23 Advice for their true interest.

24 [The ring or circle in Hyde Park was a place of fashionable resort from the time of Charles I. to that of George II., when it was partly destroyed by the formation of the Serpentine river. It is alluded to in most of the comedies and fashionable verses of the period. It was in the ring that that curious incident occurred in the life of Wycherley, which Fope related to Spence. "Wycherley was a very handsome man. His acquaintance with the famous Duchess of Cleveland commenced oddly enough. One day as he passed that duchess's coach in the ring, she leaned out of the window, and cried out loud enough to be heard distinctly by him, 'Sir, you're a rascal; you're a villain.' Wycherley from that instant entertained hopes. He did not fail waiting on her the next morning; and, with a very melancholy tone, begged to know, how it was possible for him to have so much disobliged her grace?
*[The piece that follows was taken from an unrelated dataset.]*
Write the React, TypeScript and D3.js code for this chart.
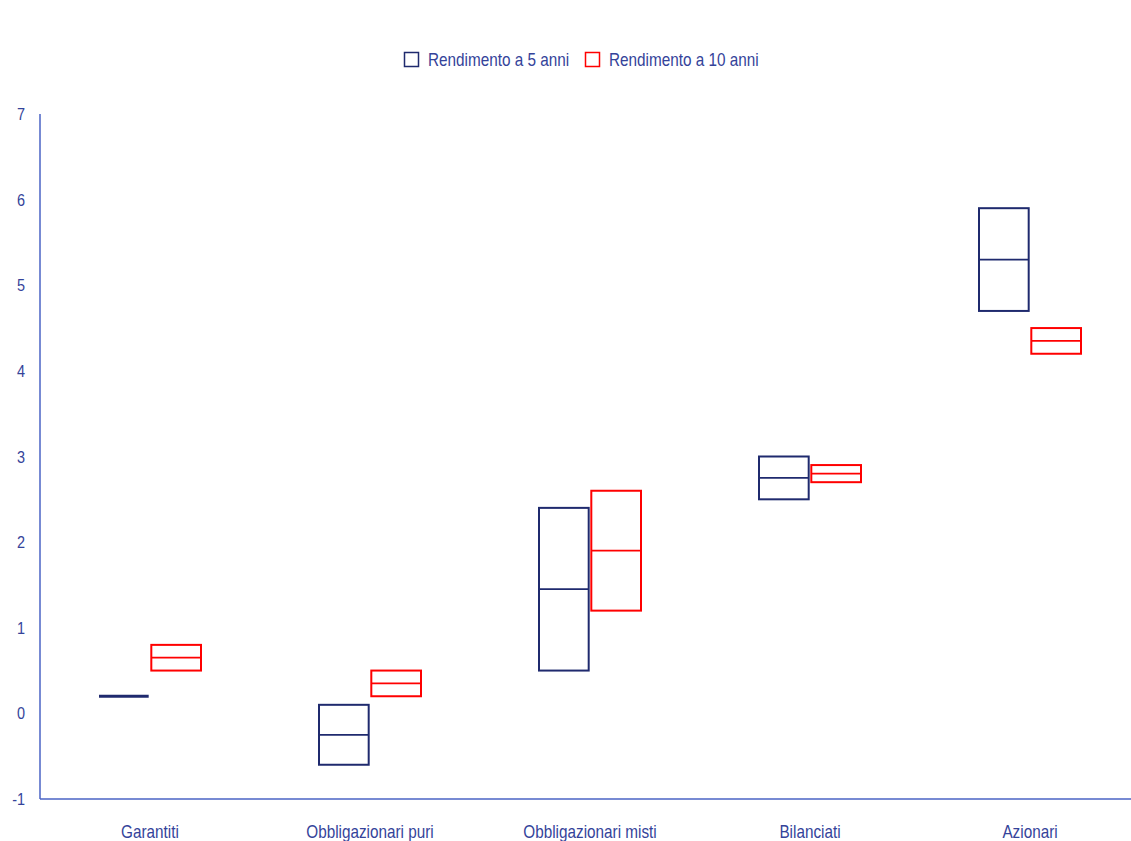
import React from "react";
import * as d3 from "d3";

const categories = ["Garantiti", "Obbligazionari puri", "Obbligazionari misti", "Bilanciati", "Azionari"];
const seriesNames = ["Rendimento a 5 anni", "Rendimento a 10 anni"];
// [low, mid, high]
const rend5Low = [0.2, -0.6, 0.5, 2.5, 4.7];
const rend5Mid = [0.2, -0.25, 1.45, 2.75, 5.3];
const rend5High = [0.2, 0.1, 2.4, 3.0, 5.9];
const rend10Low = [0.5, 0.2, 1.2, 2.7, 4.2];
const rend10Mid = [0.65, 0.35, 1.9, 2.8, 4.35];
const rend10High = [0.8, 0.5, 2.6, 2.9, 4.5];
const yTicks = [-1, 0, 1, 2, 3, 4, 5, 6, 7];

const W = 1131;
const H = 841;
const colors = ["#1f2a6e", "#ff0000"];
const textColor = "#34439a";
const axisColor = "#4a63c4";
const font = "'Liberation Sans', Arial, sans-serif";
const sx = 0.85;

export default function App() {
  const y = d3.scaleLinear().domain([-1, 7]).range([799, 114]);
  const x = d3.scaleBand<string>().domain(categories).range([40, 1140]);
  const sub = d3.scaleBand<number>().domain([0, 1]).range([-51, 51]).paddingInner(0.05);

  const series = [
    { low: rend5Low, mid: rend5Mid, high: rend5High },
    { low: rend10Low, mid: rend10Mid, high: rend10High },
  ];

  return (
    <svg width={W} height={H} style={{ position: "absolute", left: 0, top: 0, background: "#fff" }}
      fontFamily={font}>
      {/* legend */}
      {seriesNames.map((n, i) => {
        const lx = i === 0 ? 404 : 585;
        return (
          <g key={n}>
            <rect x={lx + 0.5} y={52.5} width={14} height={14} fill="none" stroke={colors[i]} strokeWidth={1.5} />
            <text transform={`translate(${lx + 24},66) scale(${sx},1)`} fontSize={18} fill={textColor}>{n}</text>
          </g>
        );
      })}
      {/* axes */}
      <line x1={40} x2={40} y1={y(7)} y2={y(-1)} stroke={axisColor} strokeWidth={1.5} />
      <line x1={40} x2={W} y1={y(-1)} y2={y(-1)} stroke={axisColor} strokeWidth={1.5} />
      {yTicks.map((t) => (
        <text key={t} transform={`translate(25,${y(t) + 6}) scale(${sx},1)`} textAnchor="end" fontSize={17} fill={textColor}>{t}</text>
      ))}
      {categories.map((c) => (
        <text key={c} transform={`translate(${(x(c) ?? 0) + x.bandwidth() / 2},838) scale(${sx},1)`} textAnchor="middle" fontSize={18} fill={textColor}>{c}</text>
      ))}
      {/* boxes */}
      {series.map((s, si) =>
        categories.map((c, ci) => {
          const cx = (x(c) ?? 0) + x.bandwidth() / 2;
          const x0 = cx + (sub(si) ?? 0);
          const w = sub.bandwidth();
          const top = y(s.high[ci]);
          const bot = y(s.low[ci]);
          const flat = Math.abs(bot - top) < 1;
          return (
            <g key={`${si}-${ci}`}>
              {flat ? (
                <line x1={x0} x2={x0 + w} y1={top} y2={top} stroke={colors[si]} strokeWidth={3} />
              ) : (
                <>
                  <rect x={x0} y={top} width={w} height={bot - top} fill="none" stroke={colors[si]} strokeWidth={2} />
                  <line x1={x0} x2={x0 + w} y1={y(s.mid[ci])} y2={y(s.mid[ci])} stroke={colors[si]} strokeWidth={1.8} />
                </>
              )}
            </g>
          );
        })
      )}
    </svg>
  );
}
They were very good friends from that time."]

25 [In first edition :

"That pleased can see a younger charm, or hear

Sighs for a sister with unwounded ear;

That ne'er shall answer till a husband cool,

Or, if you rule him, never show you rule;

Please by receiving, by submitting sway,

Yet have your humour most when you obey."

The sister, of course, was Teresa Blount, who was two years older than Martha. The substitution of daughter for sister, and the other alterations, seem to deprive Martha Blount of the honour of this address, as Johnson has remarked, but they were most likely adopted from motives of delicacy, as her connection with Pope had given rise to local scandal.]